EXERCISE TASK = Print nothing but the lines from the start of the listing below through the line that contains "const groupLabel = 'Formen". Do not include the pictures.

SUPPLIED INFORMATION =

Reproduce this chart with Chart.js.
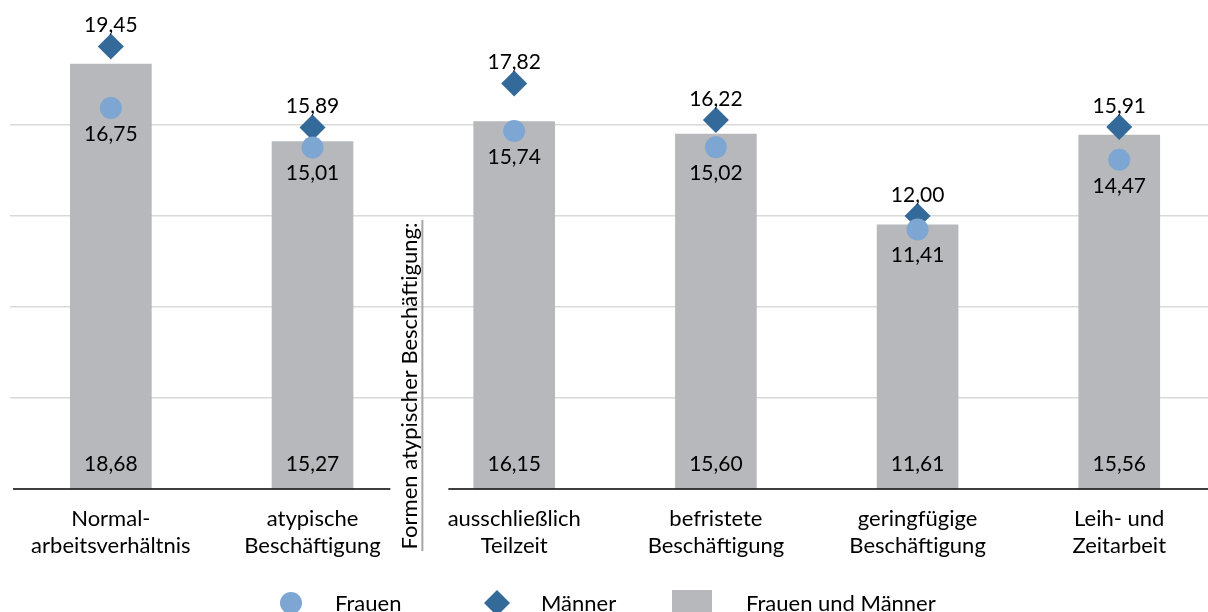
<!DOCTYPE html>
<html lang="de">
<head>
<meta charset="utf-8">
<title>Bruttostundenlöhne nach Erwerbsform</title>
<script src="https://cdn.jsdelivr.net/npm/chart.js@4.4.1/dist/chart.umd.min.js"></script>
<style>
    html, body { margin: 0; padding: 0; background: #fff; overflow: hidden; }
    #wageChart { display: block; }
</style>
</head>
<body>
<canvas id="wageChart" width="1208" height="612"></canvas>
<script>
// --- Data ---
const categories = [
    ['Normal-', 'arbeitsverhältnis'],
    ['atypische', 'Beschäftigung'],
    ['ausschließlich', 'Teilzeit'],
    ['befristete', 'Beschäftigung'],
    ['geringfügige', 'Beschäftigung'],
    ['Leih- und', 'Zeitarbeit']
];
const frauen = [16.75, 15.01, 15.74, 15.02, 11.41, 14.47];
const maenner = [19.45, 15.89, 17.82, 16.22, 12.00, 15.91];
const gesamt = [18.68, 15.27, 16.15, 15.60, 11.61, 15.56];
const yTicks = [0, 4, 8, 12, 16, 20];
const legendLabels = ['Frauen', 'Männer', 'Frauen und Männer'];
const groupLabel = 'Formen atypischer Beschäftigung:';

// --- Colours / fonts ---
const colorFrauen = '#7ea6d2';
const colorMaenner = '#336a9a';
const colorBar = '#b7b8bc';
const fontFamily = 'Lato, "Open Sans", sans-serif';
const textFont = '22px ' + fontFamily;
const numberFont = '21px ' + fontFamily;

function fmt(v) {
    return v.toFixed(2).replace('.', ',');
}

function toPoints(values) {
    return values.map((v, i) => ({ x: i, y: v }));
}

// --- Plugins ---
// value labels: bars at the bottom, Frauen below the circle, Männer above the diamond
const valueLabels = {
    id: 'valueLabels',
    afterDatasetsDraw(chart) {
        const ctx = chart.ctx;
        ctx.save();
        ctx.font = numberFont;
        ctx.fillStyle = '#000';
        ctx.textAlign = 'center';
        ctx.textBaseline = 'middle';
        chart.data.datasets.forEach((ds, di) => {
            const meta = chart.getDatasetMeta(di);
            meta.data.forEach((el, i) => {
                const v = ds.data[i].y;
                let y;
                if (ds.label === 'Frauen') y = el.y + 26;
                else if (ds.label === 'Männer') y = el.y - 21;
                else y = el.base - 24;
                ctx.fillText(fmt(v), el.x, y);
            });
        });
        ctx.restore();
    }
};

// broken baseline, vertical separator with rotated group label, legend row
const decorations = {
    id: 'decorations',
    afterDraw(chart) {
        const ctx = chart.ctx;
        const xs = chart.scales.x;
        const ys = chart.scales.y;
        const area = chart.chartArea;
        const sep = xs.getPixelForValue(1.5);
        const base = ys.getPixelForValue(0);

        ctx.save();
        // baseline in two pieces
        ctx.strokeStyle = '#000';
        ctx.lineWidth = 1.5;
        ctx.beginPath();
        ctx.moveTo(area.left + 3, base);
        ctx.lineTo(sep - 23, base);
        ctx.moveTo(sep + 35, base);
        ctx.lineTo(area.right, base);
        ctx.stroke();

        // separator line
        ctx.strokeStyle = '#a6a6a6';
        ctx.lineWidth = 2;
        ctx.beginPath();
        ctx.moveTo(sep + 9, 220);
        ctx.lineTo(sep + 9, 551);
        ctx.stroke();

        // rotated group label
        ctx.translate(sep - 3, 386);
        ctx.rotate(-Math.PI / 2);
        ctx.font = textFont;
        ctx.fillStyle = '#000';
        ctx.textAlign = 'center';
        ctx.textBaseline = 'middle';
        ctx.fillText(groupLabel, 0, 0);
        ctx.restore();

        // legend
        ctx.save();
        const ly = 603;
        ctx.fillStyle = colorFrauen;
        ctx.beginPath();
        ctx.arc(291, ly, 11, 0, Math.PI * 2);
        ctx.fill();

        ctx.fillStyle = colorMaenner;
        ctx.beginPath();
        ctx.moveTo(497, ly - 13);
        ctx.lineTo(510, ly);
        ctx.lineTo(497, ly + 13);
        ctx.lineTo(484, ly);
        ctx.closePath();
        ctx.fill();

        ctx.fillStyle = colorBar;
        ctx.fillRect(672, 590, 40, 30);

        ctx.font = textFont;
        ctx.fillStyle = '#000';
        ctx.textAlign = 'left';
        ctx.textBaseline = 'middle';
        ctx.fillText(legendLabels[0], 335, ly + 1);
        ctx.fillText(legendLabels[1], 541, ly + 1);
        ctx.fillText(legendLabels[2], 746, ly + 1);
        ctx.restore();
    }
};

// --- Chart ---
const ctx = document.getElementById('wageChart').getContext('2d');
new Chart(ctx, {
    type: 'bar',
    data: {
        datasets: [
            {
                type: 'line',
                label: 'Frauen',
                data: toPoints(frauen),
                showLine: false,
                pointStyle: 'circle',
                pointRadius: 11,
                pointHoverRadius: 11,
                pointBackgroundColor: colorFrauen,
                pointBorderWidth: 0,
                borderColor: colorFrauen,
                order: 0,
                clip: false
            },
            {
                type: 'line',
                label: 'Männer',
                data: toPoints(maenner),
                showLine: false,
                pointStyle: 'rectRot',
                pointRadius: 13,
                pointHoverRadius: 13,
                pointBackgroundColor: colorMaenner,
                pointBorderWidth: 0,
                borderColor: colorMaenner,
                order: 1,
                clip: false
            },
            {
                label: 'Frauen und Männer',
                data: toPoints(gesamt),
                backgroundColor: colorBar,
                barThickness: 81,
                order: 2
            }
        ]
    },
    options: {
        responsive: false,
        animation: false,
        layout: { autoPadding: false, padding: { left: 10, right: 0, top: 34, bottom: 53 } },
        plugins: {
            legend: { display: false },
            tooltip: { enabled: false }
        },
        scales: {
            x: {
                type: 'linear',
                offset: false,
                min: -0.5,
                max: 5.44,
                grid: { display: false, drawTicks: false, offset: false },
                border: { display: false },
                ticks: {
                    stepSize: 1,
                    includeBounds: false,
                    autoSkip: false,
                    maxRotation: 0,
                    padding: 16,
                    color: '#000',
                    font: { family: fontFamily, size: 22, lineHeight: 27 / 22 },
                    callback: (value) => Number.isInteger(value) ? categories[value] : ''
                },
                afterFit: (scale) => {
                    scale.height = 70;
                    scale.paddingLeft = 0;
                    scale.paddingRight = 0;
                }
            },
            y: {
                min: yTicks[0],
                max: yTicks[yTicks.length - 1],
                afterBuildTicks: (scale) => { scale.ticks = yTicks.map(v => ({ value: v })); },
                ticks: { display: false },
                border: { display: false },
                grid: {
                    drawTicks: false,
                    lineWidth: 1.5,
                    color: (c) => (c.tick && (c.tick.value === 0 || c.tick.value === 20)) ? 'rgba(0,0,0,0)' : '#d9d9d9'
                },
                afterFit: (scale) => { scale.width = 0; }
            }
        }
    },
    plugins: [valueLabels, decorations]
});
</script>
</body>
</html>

RESPONSE TO THIS TASK =
Reproduce this chart with Chart.js.
<!DOCTYPE html>
<html lang="de">
<head>
<meta charset="utf-8">
<title>Bruttostundenlöhne nach Erwerbsform</title>
<script src="https://cdn.jsdelivr.net/npm/chart.js@4.4.1/dist/chart.umd.min.js"></script>
<style>
    html, body { margin: 0; padding: 0; background: #fff; overflow: hidden; }
    #wageChart { display: block; }
</style>
</head>
<body>
<canvas id="wageChart" width="1208" height="612"></canvas>
<script>
// --- Data ---
const categories = [
    ['Normal-', 'arbeitsverhältnis'],
    ['atypische', 'Beschäftigung'],
    ['ausschließlich', 'Teilzeit'],
    ['befristete', 'Beschäftigung'],
    ['geringfügige', 'Beschäftigung'],
    ['Leih- und', 'Zeitarbeit']
];
const frauen = [16.75, 15.01, 15.74, 15.02, 11.41, 14.47];
const maenner = [19.45, 15.89, 17.82, 16.22, 12.00, 15.91];
const gesamt = [18.68, 15.27, 16.15, 15.60, 11.61, 15.56];
const yTicks = [0, 4, 8, 12, 16, 20];
const legendLabels = ['Frauen', 'Männer', 'Frauen und Männer'];
const groupLabel = 'Formen atypischer Beschäftigung:';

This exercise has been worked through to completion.